Ce 25 juin 2025, Jah Jah signe son premier défilé à l’occasion de la Fashion Week homme printemps-été 2026. À l’origine restaurant afro-végétalien basé à Paris et revisitant la culture rastafari, le lieu se mue aujourd’hui en marque de mode. Fidèle à ses inspirations, le créateur Daquisiline Gomis signe une myriade de looks imprégnant des éléments emblématiques de ce mouvement sur des vêtements du quotidien.

  • par Jordan Bako.

  • Publié le 25 juin 2025. Modifié le 1 juillet 2025.

    Jah Jah, de la gastronomie à la mode

    À l’origine, Daquisiline Gomis et Coralie Jouhier fondaient ensemble en 2014 un food truck baptisé Le Tricycle, et spécialisé dans les hot dogs végétaliens. Et peu à peu, leur initiative se métamorphose en un véritable lieu de pèlerinage, à la croisée des cultures afro-caribéennes.

    Aujourd’hui érigée en adresse incontournable du 10e arrondissement, le restaurant Jah Jah est baptisé selon le nom de Dieu dans la foi rastafari (mouvement social, culturel et spirituel développé en Jamaïque dans les années 1930). Devenu temple de la gastronomie Ital, le lieu proposait une cuisine fidèle au régime alimentaire suivi assidûment par les Rastafaris, proscrivant tout alcool, sel et produits d’origine animale. 

    Plus qu’un restaurant parisien, Jah Jah est également l’épicentre de diverses activités culturelles. Un espace fédérateur, accueillant aussi bien pour des soirées dansantes, qu’une réunion de club de randonnée ainsi que pour des collaborations avec des maisons de mode. En témoigne plus récemment une capsule co-imaginée avec Comme des Garçons en janvier dernier. L’univers de la maison japonaise rencontrait alors celui de Jah Jah. En effet, l’un des emblèmes de la culture rastafari, le lion à couronne, se retrouvait, par exemple, sur une chemise en jean.

    Quelques mois après cette association, Jah Jah lance ainsi son premier défilé de mode ce 24 juin 2025, à l’occasion de la Fashion Week homme printemps-été 2026 à Paris. Presque une évidence pour l’institution qui ne cesse de se démarquer par sa versatilité. Numéro s’est empressé d’assister aux premières loges de ce nouveau chapitre pour Jah Jah…
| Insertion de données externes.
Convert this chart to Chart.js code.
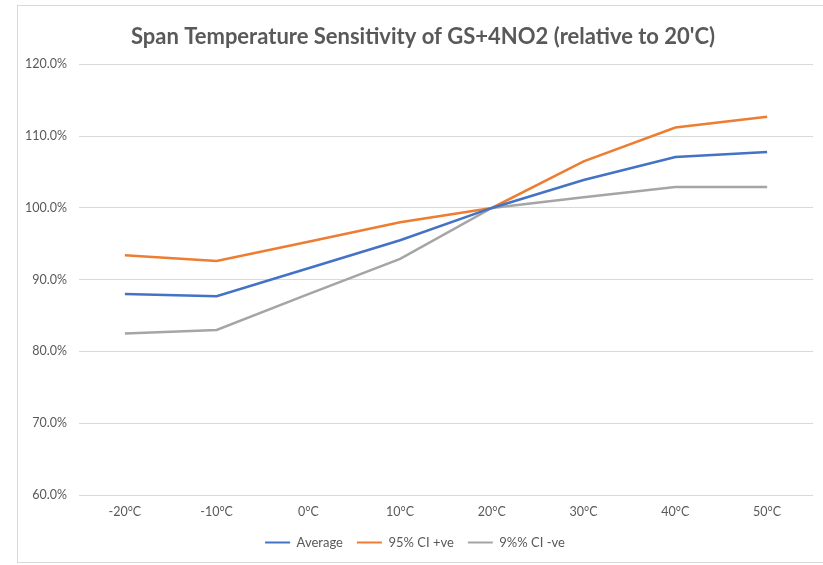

    Le défilé Jah Jah printemps-été 2026 à la Fashion Week de Paris

    C’est au sous-sol du concept store Dover Street Market que la marque nous donne rendez-vous. Comme pour rompre avec l’effervescence que l’on connaît aux rues passantes du Marais. Le pas de la porte passé, Jah Jah donne déjà le ton du tableau qui nous attend.

    Une cabane faite de planches de bois dépareillées, des affiches de concert factices annonçant le défilé aux murs et des chants d’oiseaux transperçant le sempiternel bourdonnement de la Fashion Week parisienne… Seul aux commandes pour ce défilé, Daquisiline Gomis nous convie alors à un instant de méditation. Loin de la capitale, loin des effusions qui l’accompagnent.

    Sur des lignes de basses reggae, les mannequins s’élancent à travers la porte de la cabane. Les dos tantôt voûtés, tantôt fiers, mais toujours dignes. La tête souvent auréolée de couronnes et de dreadlocks, ils adoptent une démarche tranquille, des références à la culture rastafari parsemées sur les vêtements.

    On remarque alors des touches de noir, de rouge, de jaune et de vert, çà et là, couleurs emblématiques de ce mouvement. Un nuancier de couleurs, en contraste avec d’autres éléments des tenues décontractées. Un trench coat beige jure ainsi avec l’image d’un lion peint en jaune sur le torse. Un ensemble sportswear noir se retrouve orné de bandelettes rouges et vertes, volant au gré du vent. Le visage de Haïlé Sélassié 1er, leader du mouvement rastafari, est imprimé sur un gilet turquoise, serti d’un short noir.

    Une ode à la culture rastafari, entre révolte et décontraction

    Des empiècements de tartan apparaissent également sur une myriade de looks. Ce tissu, d’origine écossaise, fut largement importé en Jamaïque à partir du 17e siècle et témoigne ainsi de l’indélébile colonisation de ces terres.

    Plus encore, le créateur s’amuse à hybrider les techniques de confection tout au long du défilé. Recouvert des couleurs rastafari, le logo Jah Jah rencontre tour à tour des bonnets en crochet, du jean, des rosaces faites en tartan, des bandes de tissu tressées ainsi que des textiles teints en dégradés de couleur. 

    La marque compose donc un vestiaire résolument moderne, toujours baigné de ces influences afro-caribéennes. “Des instruments de mémoire active, évoquant les hommes d’Afrique de l’Ouest des années 1970, les costumes de tailleur portés sur les chantiers en tant qu’armures dignes, les prophètes de Rasta, les leaders culturels oubliés et les artisans du quotidien”, explique le créateur de la marque dans un communiqué de presse.

    Daquisiline Gomis opère ainsi une véritable procession, révolution silencieuse d’une culture rastafari d’abord boudée par les podiums, puis récupérée et absoute de sa valeur politique par d’autres créateurs.